Pembrokeshire was treated to a spectacular light show last night as the Northern Lights lit up the night sky in a spectacular array of colours.

(Image: Kerry Impey)

Members of both the Western Telegraph and Tivyside Advertiser Camera Clubs captured stunning vistas across the night sky all over both Pembrokeshire and Ceredigion.

The Met Office said that the northern lights occur as a consequence of solar activity and result from collisions of charged particles in the solar wind colliding with molecules in the earth's upper atmosphere.

(Image: Nick Cleary) Solar winds are charged particles that stream away from the sun at speeds of around 1 million miles per hour.

When the magnetic polarity of the solar wind is opposite to the earth's magnetic field, the two magnetic fields combine allowing these energetic particles to flow into the earth's magnetic north and south poles.

(Image: Lucy Crockford)

Auroras usually occur in a band called the annulus (a ring about 1,865 miles across) centred on the magnetic pole.
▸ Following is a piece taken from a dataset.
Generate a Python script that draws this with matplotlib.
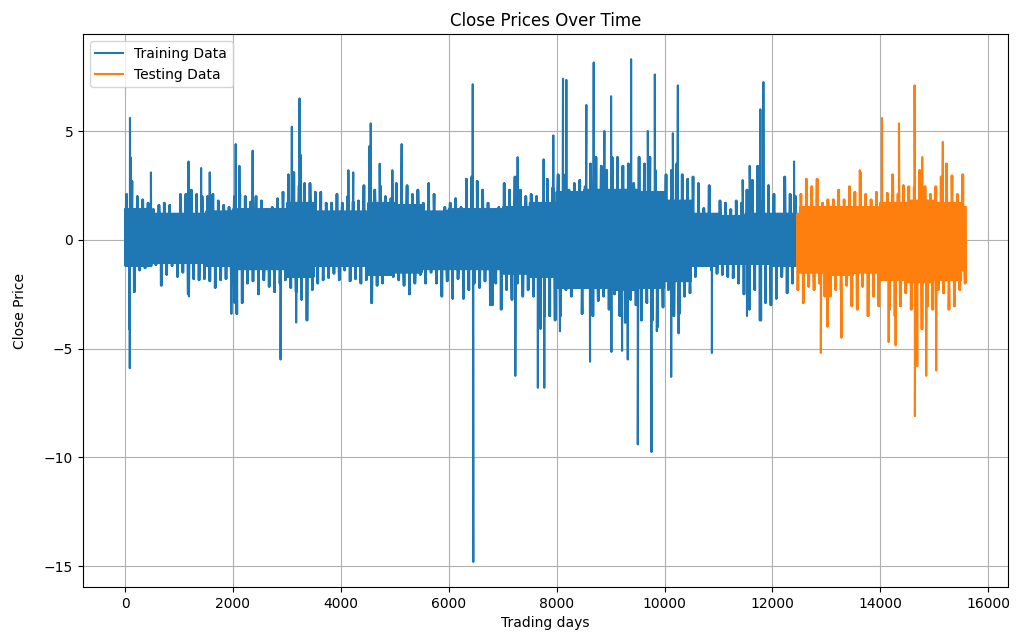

The arrival of a coronal mass ejections (CME) from the sun can cause the annulus to expand, bringing the aurora to lower latitudes. It is under these circumstances that the lights can be seen in the UK.

(Image: Rebecca Ring) The Met Office says that depending on which gas molecules are hit and where they are in the atmosphere, different amounts of energy are released as different wavelengths of light.

(Image: Selena Jane)

Oxygen gives off green light when it is hit 60 miles above the earth, whilst at 100-200 miles rare, all-red auroras are produced. Nitrogen causes the sky to glow blue yet when higher in the atmosphere the glow has a purple hue.